Leon Kossoff, Fidelma, No. 2, 1978. Charcoal and pastel on paper, 103 × 69.3 cm. Private collection, UK. Copyright Leon Kossoff. Image courtesy Piano Nobile, London.
It is this vitality, above all, that makes Kossoff’s work so transfixing. Over time, as Kossoff’s paint grows lighter and his colours brighter, it becomes ever-more profound. A London Life is enriched by several series that show this occurring over time, as he intensely revisits the same subjects. We see his longtime model Fidelma in 1978, sitting nude with her hands clasped and an expression of eager patience, before encountering her again in 1986 with a downward-looking, pensive expression. The thick outlines and fixed pose of the earlier painting give way to more liquid, flowing brushwork in the second, where Kossoff more subtly renders the contours of her form.

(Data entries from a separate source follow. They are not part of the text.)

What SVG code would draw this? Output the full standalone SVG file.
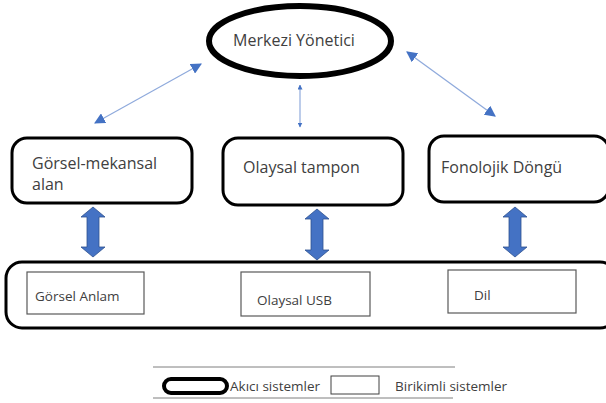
<svg xmlns="http://www.w3.org/2000/svg" width="606" height="403" viewBox="0 0 606 403">
<defs>
<style>
.t{font-family:"Open Sans","Noto Sans","Liberation Sans",sans-serif;fill:#404040}
.bx{fill:#fff;stroke:#000;stroke-width:3}
.ib{fill:#fff;stroke:#595959;stroke-width:1.2}
.thin{stroke:#8FAADC;stroke-width:1.2;fill:none}
.fat{fill:#4472C4;stroke:#2F528F;stroke-width:0.8}
</style>
<marker id="ah" viewBox="0 0 10 10" refX="9" refY="5" markerWidth="11" markerHeight="11" markerUnits="userSpaceOnUse" orient="auto-start-reverse">
<path d="M0,0 L10,5 L0,10 z" fill="#4472C4"/>
</marker>
<marker id="ahs" viewBox="0 0 10 10" refX="9" refY="5" markerWidth="5" markerHeight="5" markerUnits="userSpaceOnUse" orient="auto-start-reverse">
<path d="M0,0 L10,5 L0,10 z" fill="#4472C4"/>
</marker>
</defs>
<rect width="606" height="403" fill="#fff"/>

<g id="connectors">
<line class="thin" x1="201" y1="64" x2="95" y2="123" marker-start="url(#ah)" marker-end="url(#ah)"/>
<line class="thin" x1="300" y1="85" x2="300" y2="127" marker-start="url(#ahs)" marker-end="url(#ahs)"/>
<line class="thin" x1="407" y1="52" x2="495" y2="116" marker-start="url(#ah)" marker-end="url(#ah)"/>
<path class="fat" d="M93,207 L105,217 L99,217 L99,247 L105,247 L93,257 L81,247 L87,247 L87,217 L81,217 z"/>
<path class="fat" d="M317,209 L329,219 L323,219 L323,250 L329,250 L317,260 L305,250 L311,250 L311,219 L305,219 z"/>
<path class="fat" d="M515,207 L527,217 L521,217 L521,247 L527,247 L515,257 L503,247 L509,247 L509,217 L503,217 z"/>
<path class="fat" d="M148,296 L161,283 L161,290 L223,290 L223,283 L236,296 L223,309 L223,302 L161,302 L161,309 z"/>
<path class="fat" d="M372,297 L384,285 L384,291 L439,291 L439,285 L451,297 L439,309 L439,303 L384,303 L384,309 z"/>
</g>

<g id="merkezi">
<ellipse cx="300" cy="41" rx="91" ry="35" fill="#fff" stroke="#000" stroke-width="6"/>
<text class="t" x="294" y="46" font-size="16" text-anchor="middle">Merkezi Yönetici</text>
</g>

<g id="gorsel-mekansal">
<rect class="bx" x="12" y="138" width="180" height="65" rx="15"/>
<text class="t" x="32" y="169" font-size="16">Görsel-mekansal</text>
<text class="t" x="32" y="190" font-size="16">alan</text>
</g>

<g id="olaysal-tampon">
<rect class="bx" x="223" y="138" width="180" height="67" rx="15"/>
<text class="t" x="243" y="173" font-size="16">Olaysal tampon</text>
</g>

<g id="fonolojik">
<rect class="bx" x="429" y="136" width="180" height="66" rx="15"/>
<text class="t" x="441" y="173" font-size="16">Fonolojik Döngü</text>
</g>

<g id="uzun-sureli">
<rect class="bx" x="6" y="262" width="610" height="66" rx="16"/>
</g>

<g id="gorsel-anlam">
<rect class="ib" x="27" y="272" width="117" height="42"/>
<text class="t" x="35" y="301" font-size="13.5">Görsel Anlam</text>
</g>

<g id="olaysal-usb">
<rect class="ib" x="241" y="272" width="129" height="44"/>
<text class="t" x="257" y="305" font-size="13.5">Olaysal USB</text>
</g>

<g id="dil">
<rect class="ib" x="448" y="270" width="128" height="43"/>
<text class="t" x="474" y="300" font-size="13.5">Dil</text>
</g>

<g id="legend">
<line x1="153" y1="367" x2="455" y2="367" stroke="#7f7f7f" stroke-width="1"/>
<line x1="153" y1="398" x2="453" y2="398" stroke="#7f7f7f" stroke-width="1"/>
<rect x="164" y="379" width="63" height="14" rx="7" fill="#fff" stroke="#000" stroke-width="4"/>
<text class="t" x="230" y="391" font-size="13.5">Akıcı sistemler</text>
<rect x="331" y="376" width="48" height="18" fill="#fff" stroke="#404040" stroke-width="1"/>
<text class="t" x="395" y="391" font-size="13.5">Birikimli sistemler</text>
</g>
</svg>
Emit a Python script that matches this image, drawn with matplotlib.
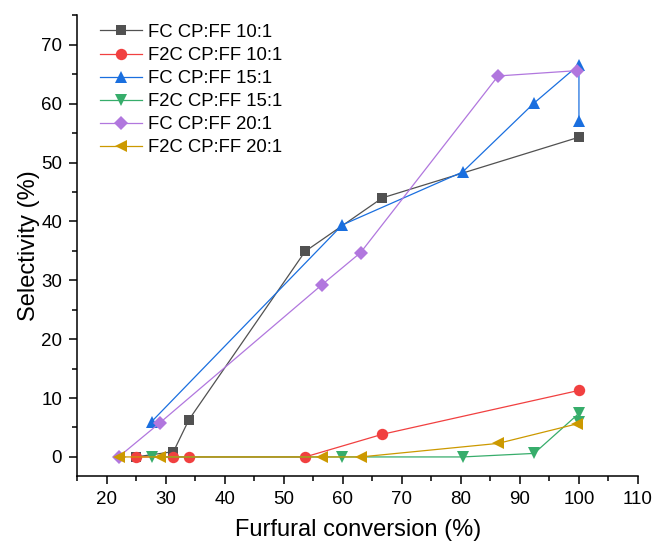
import matplotlib
matplotlib.use('Agg')
import matplotlib.pyplot as plt
from matplotlib.ticker import MultipleLocator

plt.rcParams['font.family'] = ['Liberation Sans', 'DejaVu Sans']

# furfural conversion (%) and selectivity (%) for each CP:FF ratio
conv_10 = [24.9, 31.3, 33.9, 53.6, 66.7, 100.0]
fc_10 = [0.0, 0.9, 6.3, 34.9, 44.0, 54.3]
f2c_10 = [0.0, 0.0, 0.0, 0.0, 3.85, 11.3]

conv_15 = [27.6, 59.9, 80.3, 92.4, 100.0, 100.0]
fc_15 = [6.0, 39.4, 48.4, 60.1, 66.6, 57.0]
f2c_15 = [0.0, 0.0, 0.0, 0.6, 7.4, 5.9]

conv_20 = [22.0, 29.0, 56.4, 63.0, 86.3, 99.6]
fc_20 = [0.0, 5.8, 29.2, 34.7, 64.7, 65.6]
f2c_20 = [0.0, 0.0, 0.0, 0.0, 2.3, 5.6]

series = [
    (conv_10, fc_10, 'FC CP:FF 10:1', '#515151', 's', 7.2),
    (conv_10, f2c_10, 'F2C CP:FF 10:1', '#F14040', 'o', 8.2),
    (conv_15, fc_15, 'FC CP:FF 15:1', '#1A6FDF', '^', 8.5),
    (conv_15, f2c_15, 'F2C CP:FF 15:1', '#37AD6B', 'v', 8.5),
    (conv_20, fc_20, 'FC CP:FF 20:1', '#B177DE', 'D', 6.8),
    (conv_20, f2c_20, 'F2C CP:FF 20:1', '#CC9900', '<', 8.5),
]

fig = plt.figure(figsize=(6.55, 5.45), dpi=100)
ax = fig.add_axes([0.118, 0.127, 0.856, 0.846])

for x, y, lab, col, mk, ms in series:
    ax.plot(x, y, color=col, lw=0.9, marker=mk, markersize=ms,
            markeredgewidth=0, label=lab)

ax.set_xlim(15, 110)
ax.set_ylim(-3.2, 75.1)
ax.set_xticks(range(20, 111, 10))
ax.xaxis.set_minor_locator(MultipleLocator(5))
ax.yaxis.set_major_locator(MultipleLocator(10))
ax.yaxis.set_minor_locator(MultipleLocator(5))
ax.set_yticks(range(0, 71, 10))

for s in ['top', 'right']:
    ax.spines[s].set_visible(False)
for s in ['left', 'bottom']:
    ax.spines[s].set_linewidth(1.1)

ax.tick_params(which='major', direction='out', length=6, width=1.1, labelsize=13.5, pad=5)
ax.tick_params(which='minor', direction='out', length=3.5, width=1.1)

ax.set_xlabel('Furfural conversion (%)', fontsize=17, labelpad=8)
ax.set_ylabel('Selectivity (%)', fontsize=17, labelpad=1)

ax.legend(loc='upper left', bbox_to_anchor=(0.04, 0.98), frameon=False,
          fontsize=13.3, handlelength=2.3, handletextpad=0.3,
          labelspacing=0.33, borderpad=0, borderaxespad=0)

fig.savefig('out.png', dpi=100)
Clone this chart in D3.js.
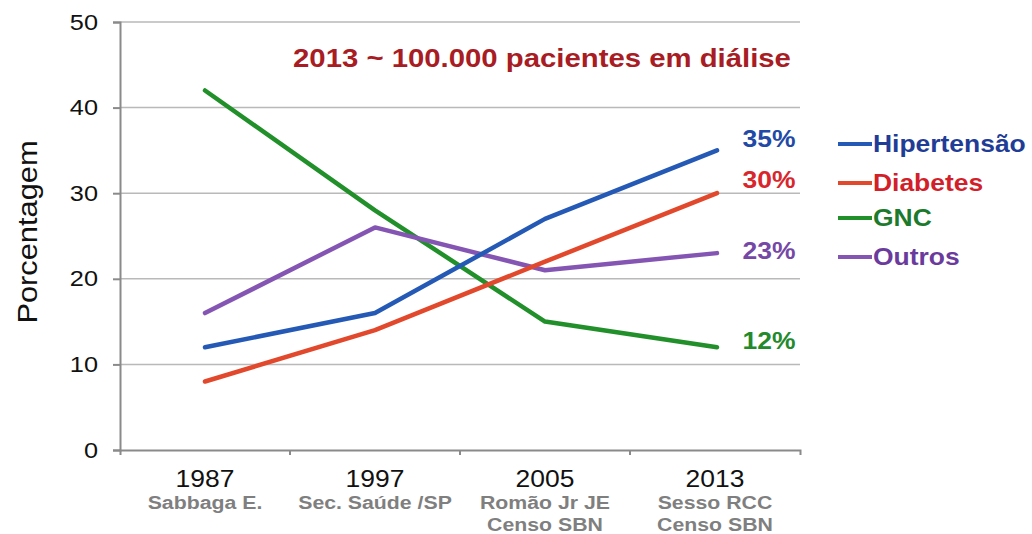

Leon Kossoff, School Building, Willesden, Winter, 1981. Oil on board, 137.5 × 175.3 cm. Private collection, Europe. Copyright Leon Kossoff. Image courtesy Piano Nobile, London.
A trio of works shows a turreted redbrick school in Willesden hulk over passing pedestrians and cars; we are at once caught in a mundane, fleeting moment and staring at a mighty structure that seems to stand for something more lasting. In a 1981 painting, it stands out, lustrous, against a stormy winter sky; in a charcoal and pastel drawing executed the same year, it gleams palely as the clouds appear to lift. By 1984, in a charcoal and chalk depiction, Kossoff has thrust the school back behind a curving road, replete with zooming cars, and it appears somewhat diminished, isolated by the hum of the city. Yet even here it acquires a powerful verticality with its dashes of red and white, veined like griotte marble, and has a presence that seems to place it beyond the humdrum.
Leon Kossoff, Christ Church, Spitalfields, 1989. Oil on board, 55.2 × 48.9 cm. Private collection, UK. Copyright Leon Kossoff. Image courtesy Piano Nobile, London.
This lofty, almost mystical vision of the city occurs throughout Kossoff’s mature work, reaching giddy heights in his renditions of Christ Church, Spitalfields (1989), whose Portland stone facade surges towards the sky, barely able to be contained in the canvas. The most recent painting on display, Cherry Tree, and Tube Train (2007-08), shows a tree in Kossoff’s Willesden garden, propped up by two stakes. Its soft greens bring a sense of renewal and tranquillity to his later works, even as tube carriages thrum below. Here, at this late juncture, nature begins to support the city, and the city to support nature. Life courses through this quotidian scene.
In the preface to a 1974 exhibition catalogue, Kossoff wrote: “The strange ever-changing light, the endless streets and the shuddering feel of the sprawling city lingers in my mind like a faintly glimmering memory of a long-forgotten, perhaps never experienced childhood.” A London Life presents an artist constantly capturing this evanescent sensation.